Data are sorted by stratum and time. External info must be from RS or beta (if beta given with length ncol(z), RS = z %*% beta); alpha \(\in (0,1]\).

For each candidate eta, a decreasing lambda path is used (generated from nlambda/lambda.min.ratio if lambda = NULL); CV folds are created by get_fold.

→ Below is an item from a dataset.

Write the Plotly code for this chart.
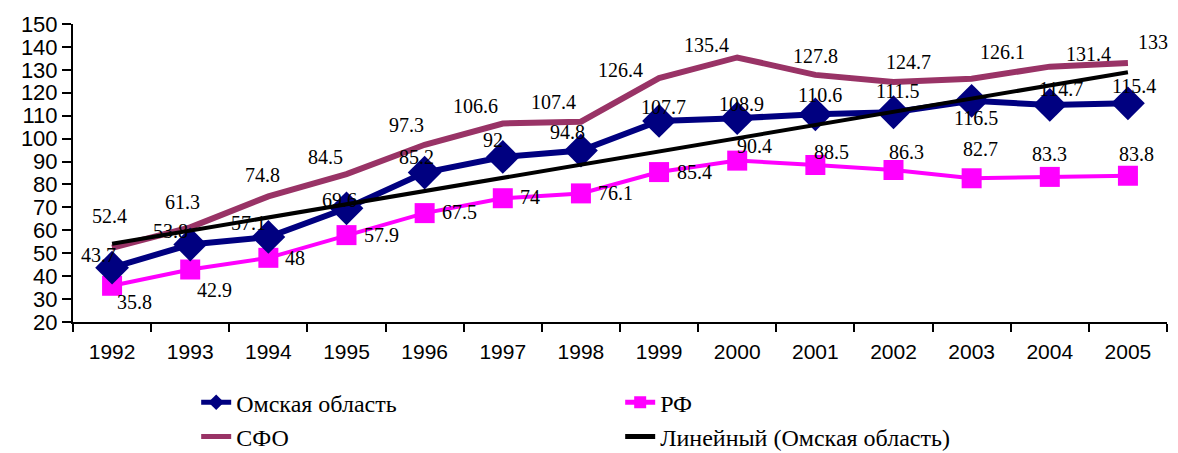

Each fold fits coxkl_enet on the training split (full lambda path) and evaluates the chosen criterion on the test split.

Aggregation follows the code paths for "V&VH", "LinPred", "CIndex_pooled", or "CIndex_foldaverage":

"V&VH": sums pl(full) - pl(train) across folds (reported as loss via Loss = -2 * score).
"LinPred": aggregates test-fold linear predictors and evaluates partial log-likelihood on full data (reported as Loss = -2 * score).
"CIndex_pooled": pools comparable-pair numerators/denominators across folds to compute one C-index.
"CIndex_foldaverage": averages the per-fold stratified C-index.

The best lambda is selected per eta (min loss / max C-index), and the function returns full results, the per-eta optimum, corresponding coefficients, and an external baseline from RS.

Examples

data(ExampleData_highdim) 

train_dat_highdim <- ExampleData_highdim$train
beta_external_highdim <- ExampleData_highdim$beta_external

etas <- generate_eta(method = "exponential", n = 10, max_eta = 100)

cv_res <- cv.coxkl_enet(z = train_dat_highdim$z,
                        delta = train_dat_highdim$status,
                        time = train_dat_highdim$time,
                        stratum = NULL,
                        RS = NULL,
                        beta = beta_external_highdim,
                        etas = etas,
                        alpha = 1.0)
#> Warning: Stratum not provided. Treating all data as one stratum.